Se è parte solo Agenzia delle Entrate-Riscossione si potrebbe essere fuori dalla definizione

Di Alfio CISSELLO

L’art. 6 del decreto fiscale ha previsto, tra le diverse definizioni, anche quella delle liti pendenti.
Molte, come peraltro è accaduto per le definizioni pregresse, sono le criticità che emergono in merito all’ambito di applicazione delle stesse.
Viene utilizzata una locuzione simile all’art. 11 del DL 50/2017, siccome si definiscono solo le liti fiscali in cui è controparte l’Agenzia delle Entrate.
Dunque, possono essere definiti i processi su atti della riscossione (tipico è il caso della cartella di pagamento) nella misura in cui il contribuente, a torto o a ragione, abbia citato in giudizio l’ente impositore.

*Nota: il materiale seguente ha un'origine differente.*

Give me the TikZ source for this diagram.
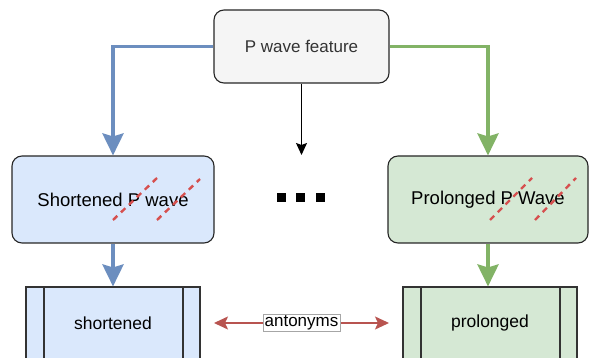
\documentclass[tikz,border=0pt]{standalone}
\usepackage{fontspec}
\setmainfont{Liberation Sans}
\usetikzlibrary{arrows.meta,positioning}
\definecolor{bluefill}{HTML}{DAE8FC}
\definecolor{bluestroke}{HTML}{6C8EBF}
\definecolor{greenfill}{HTML}{D5E8D4}
\definecolor{greenstroke}{HTML}{82B366}
\definecolor{grayfill}{HTML}{F5F5F5}
\definecolor{redstroke}{HTML}{B85450}
\definecolor{reddash}{HTML}{D6504F}
\definecolor{darktext}{HTML}{333333}
\tikzset{
  x=1pt,y=-1pt,
  roundbox/.style={draw=black!85,line width=1.1pt,rounded corners=10pt,inner sep=0pt},
  procbox/.style={draw=black!80,line width=1.1pt,inner sep=0pt},
  thickarrow/.style={line width=3.8pt,-{Stealth[length=22pt,width=21pt,inset=3pt]}},
  redarrow/.style={draw=redstroke,line width=1.6pt,{Stealth[length=14pt,width=13pt,inset=3pt]}-{Stealth[length=14pt,width=13pt,inset=3pt]}},
  crossdash/.style={draw=reddash,line width=2.4pt,dash pattern=on 6pt off 5pt},
  dotsq/.style={fill=black,minimum size=9pt,inner sep=0pt}
}
\begin{document}
\begin{tikzpicture}
\useasboundingbox (0,0) rectangle (589,358);
% top box
\node[roundbox,fill=grayfill,minimum width=175pt,minimum height=73pt,text=darktext,font=\fontsize{17}{20}\selectfont] (top) at (301.5,46.5) {P wave feature};
% middle boxes
\node[roundbox,fill=bluefill,minimum width=202pt,minimum height=87pt,font=\fontsize{18.5}{22}\selectfont] (short) at (113,199.5) {Shortened P wave};
\node[roundbox,fill=greenfill,minimum width=200pt,minimum height=87pt,font=\fontsize{18.5}{22}\selectfont] (prol) at (488,199.5) {Prolonged P Wave};
% red dashes
\draw[crossdash] (113,220) -- (157,178);
\draw[crossdash] (157,220) -- (200,179);
\draw[crossdash] (490,220) -- (532,178);
\draw[crossdash] (535,220) -- (576,178);
% bottom boxes
\node[procbox,fill=bluefill,minimum width=174pt,minimum height=72pt,font=\fontsize{17.5}{21}\selectfont] (shortw) at (113,323) {shortened};
\draw[black!80,line width=1.1pt] (44,287) -- (44,359) (183,287) -- (183,359);
\node[procbox,fill=greenfill,minimum width=174pt,minimum height=72pt,font=\fontsize{17.5}{21}\selectfont] (prolw) at (490,323) {prolonged};
\draw[black!80,line width=1.1pt] (421,287) -- (421,359) (560,287) -- (560,359);
% dots
\node[dotsq] (d1) at (281.5,197.5) {};
\node[dotsq] (d2) at (300.5,197.5) {};
\node[dotsq] (d3) at (320,197.5) {};
% connectors
\draw[thickarrow,bluestroke] (top.west) -| (short.north);
\draw[thickarrow,greenstroke] (top.east) -| (prol.north);
\coordinate (mid) at (301.5,155);
\draw[line width=1.3pt,-{Stealth[length=12pt,width=11pt,inset=2pt]}] (top.south) -- (mid);
\draw[thickarrow,bluestroke] (short.south) -- (shortw.north);
\draw[thickarrow,greenstroke] (prol.south) -- (prol.south |- prolw.north);
\coordinate (al) at (214,323);
\coordinate (ar) at (389,323);
\draw[redarrow] (al) -- (ar) node[midway,fill=white,draw=black!35,line width=0.6pt,inner sep=1.5pt,font=\fontsize{17}{20}\selectfont] (lab) {antonyms};
\end{tikzpicture}
\end{document}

Volendo accettare quanto era stato specificato nella circolare Agenzia delle Entrate 28 luglio 2017 n. 22, § 1.1, si vaglia la parte formale e non sostanziale, pertanto la lite non sarebbe definibile se il contribuente, eccependo vizi di merito (imputabili quindi alle Entrate) ha notificato il ricorso solo ad Agenzia delle Entrate-Riscossione, e questa non ha, come prevede l’art. 39 del DLgs. 112/99, citato in causa le Entrate.

Premesso tanto, la lite rientra nella definizione se il ricorso introduttivo è stato notificato entro il 24 ottobre 2018 e se, alla data di presentazione della domanda, il processo è ancora pendente.
Quando il processo pende in primo grado, in sede di rinvio disposto dalla Cassazione oppure quando il contribuente risulta soccombente (ma non si è ancora formato il giudicato), la lite si definisce pagando la totalità delle imposte, con stralcio di sanzioni e interessi.

Di contro, se il contribuente ha vinto in primo grado, si ha anche lo sconto del 50% delle imposte, sconto che sale all’80% se il contribuente ha vinto in secondo grado (a prescindere dall’esito del primo grado).
Non rilevano le pronunce cautelari, quindi né la sospensiva dell’atto impugnato, né della sentenza di primo grado né della sentenza di secondo grado, sospesa dalla stessa Regionale in pendenza del ricorso in Cassazione.

A differenza di quanto era previsto dall’art. 16 della L. 289/2002, per verificare se si ha diritto allo sconto sull’imposta, non si fa riferimento alle sentenze depositate all’atto di presentazione della domanda di condono, ma alle sentenze depositate all’entrata in vigore del decreto legge, quindi al 24 ottobre 2018 (la norma, al comma 2, parla di “ultima o unica pronuncia giurisdizionale non cautelare depositata alla data di entrata in vigore del presente decreto”).

Lo stesso criterio (nonostante gli sconti su imposta e sanzioni siano diversi) si ha nella definizione delle liti su atti di contestazione di sole sanzioni (art. 6 comma 3 del DL 119/2018) e nella speciale definizione, molto più conveniente, prevista dall’art. 7 del DL 119/2018 per ASD e SSD.

Il fatto che attribuisce esistenza alla sentenza è il deposito della stessa, quindi se a settembre 2018 si è tenuta l’udienza di primo grado e al 24 ottobre 2018 il deposito non è ancora avvenuto, per definire bisogna pagare tutte le imposte, ancorché in data successiva sopravvenga una sentenza favorevole, che, ove fosse stata depositata entro il 24 ottobre, avrebbe dato diritto allo stralcio anche del 50% delle imposte.

È a questi fini irrilevante che la Commissione tributaria non abbia eseguito il deposito entro i trenta giorni dell’art. 37 del DLgs. 546/92, termine, peraltro, di natura ordinatoria.